Noncompact sl(N) spin chains: BGG-resolution, Q-operators and alternating sum representation for finite dimensional transfer matrices

TL;DR

This paper investigates the structure of transfer matrices in sl(N) spin chains, demonstrating their factorization into Baxter Q-operators and expressing certain transfer matrices as alternating sums, linking to the Nested Bethe Ansatz.

Contribution

It introduces a novel representation of transfer matrices as alternating sums over infinite-dimensional auxiliary spaces, connecting finite-dimensional cases with Q-operators and the Nested Bethe Ansatz.

Findings

Transfer matrices with infinite-dimensional auxiliary spaces factorize into N commuting Q-operators.

Finite-dimensional transfer matrices can be expressed as alternating sums over infinite-dimensional transfer matrices.
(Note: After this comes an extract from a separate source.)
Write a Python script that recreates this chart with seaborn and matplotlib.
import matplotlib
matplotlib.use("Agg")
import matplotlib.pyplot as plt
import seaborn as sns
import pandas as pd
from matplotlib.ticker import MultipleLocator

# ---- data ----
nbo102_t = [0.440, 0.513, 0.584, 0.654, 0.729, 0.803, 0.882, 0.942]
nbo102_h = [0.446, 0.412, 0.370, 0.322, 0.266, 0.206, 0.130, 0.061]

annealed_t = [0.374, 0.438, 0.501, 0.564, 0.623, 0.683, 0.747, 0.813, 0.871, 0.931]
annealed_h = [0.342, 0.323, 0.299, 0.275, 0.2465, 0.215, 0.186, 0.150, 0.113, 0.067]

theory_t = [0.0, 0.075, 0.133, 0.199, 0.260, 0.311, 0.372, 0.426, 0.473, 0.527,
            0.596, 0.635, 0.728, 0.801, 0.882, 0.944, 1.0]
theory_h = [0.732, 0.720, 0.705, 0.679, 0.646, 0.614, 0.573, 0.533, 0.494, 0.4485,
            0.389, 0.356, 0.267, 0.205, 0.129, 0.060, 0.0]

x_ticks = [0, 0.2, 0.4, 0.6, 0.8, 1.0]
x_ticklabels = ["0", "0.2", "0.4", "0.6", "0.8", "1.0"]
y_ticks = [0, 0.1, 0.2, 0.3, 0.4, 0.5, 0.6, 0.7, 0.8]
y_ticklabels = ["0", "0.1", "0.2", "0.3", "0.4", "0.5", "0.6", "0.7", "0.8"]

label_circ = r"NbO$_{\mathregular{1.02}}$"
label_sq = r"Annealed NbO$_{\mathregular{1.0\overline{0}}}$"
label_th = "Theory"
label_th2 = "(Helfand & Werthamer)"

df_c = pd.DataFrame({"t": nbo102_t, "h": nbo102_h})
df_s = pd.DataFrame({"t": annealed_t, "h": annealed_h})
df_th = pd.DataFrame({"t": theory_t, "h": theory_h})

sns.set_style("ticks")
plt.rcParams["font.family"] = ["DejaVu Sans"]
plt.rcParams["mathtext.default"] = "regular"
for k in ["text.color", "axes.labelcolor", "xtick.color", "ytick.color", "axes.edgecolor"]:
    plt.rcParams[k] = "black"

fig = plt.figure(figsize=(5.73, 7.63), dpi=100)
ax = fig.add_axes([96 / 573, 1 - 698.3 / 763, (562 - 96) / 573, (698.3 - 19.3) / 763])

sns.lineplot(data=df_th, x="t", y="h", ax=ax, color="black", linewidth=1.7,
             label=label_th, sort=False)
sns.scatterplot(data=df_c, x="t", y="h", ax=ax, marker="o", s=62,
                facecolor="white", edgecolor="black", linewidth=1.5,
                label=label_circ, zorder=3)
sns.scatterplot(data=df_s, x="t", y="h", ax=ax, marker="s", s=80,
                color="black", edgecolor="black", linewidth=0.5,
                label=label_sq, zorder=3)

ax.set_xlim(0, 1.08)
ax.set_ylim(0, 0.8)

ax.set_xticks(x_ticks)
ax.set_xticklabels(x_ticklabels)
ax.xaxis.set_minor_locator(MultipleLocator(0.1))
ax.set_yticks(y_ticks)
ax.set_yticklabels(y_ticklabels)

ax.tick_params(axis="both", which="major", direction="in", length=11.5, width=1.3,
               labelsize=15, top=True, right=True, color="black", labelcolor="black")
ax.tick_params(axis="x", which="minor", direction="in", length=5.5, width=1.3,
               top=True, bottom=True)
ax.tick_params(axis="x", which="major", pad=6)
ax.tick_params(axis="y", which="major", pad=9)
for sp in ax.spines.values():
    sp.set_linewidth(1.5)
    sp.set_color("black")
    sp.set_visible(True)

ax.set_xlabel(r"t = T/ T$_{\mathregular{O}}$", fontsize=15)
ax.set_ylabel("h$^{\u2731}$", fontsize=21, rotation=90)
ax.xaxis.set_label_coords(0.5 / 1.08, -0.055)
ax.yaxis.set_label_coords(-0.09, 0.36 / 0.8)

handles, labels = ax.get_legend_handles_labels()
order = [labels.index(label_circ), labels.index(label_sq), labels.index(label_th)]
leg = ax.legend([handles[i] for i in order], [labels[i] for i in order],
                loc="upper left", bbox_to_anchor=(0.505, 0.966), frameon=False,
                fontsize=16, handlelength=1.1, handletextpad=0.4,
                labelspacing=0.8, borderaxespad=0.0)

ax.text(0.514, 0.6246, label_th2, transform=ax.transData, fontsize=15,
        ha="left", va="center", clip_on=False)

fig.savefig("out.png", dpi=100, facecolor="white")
Certain combinations of Q-operators correspond to Q-functions in the Nested Bethe Ansatz.

Abstract

We study properties of transfer matrices in the sl(N) spin chain models. The transfer matrices with an infinite dimensional auxiliary space are factorized into the product of N commuting Baxter Q-operators. We consider the transfer matrices with auxiliary spaces of a special type (including the finite dimensional ones). It is shown that they can be represented as the alternating sum over the transfer matrices with infinite dimensional auxiliary spaces. We show that certain combinations of the Baxter Q-operators can be identified with the Q-functions which appear in the Nested Bethe Ansatz.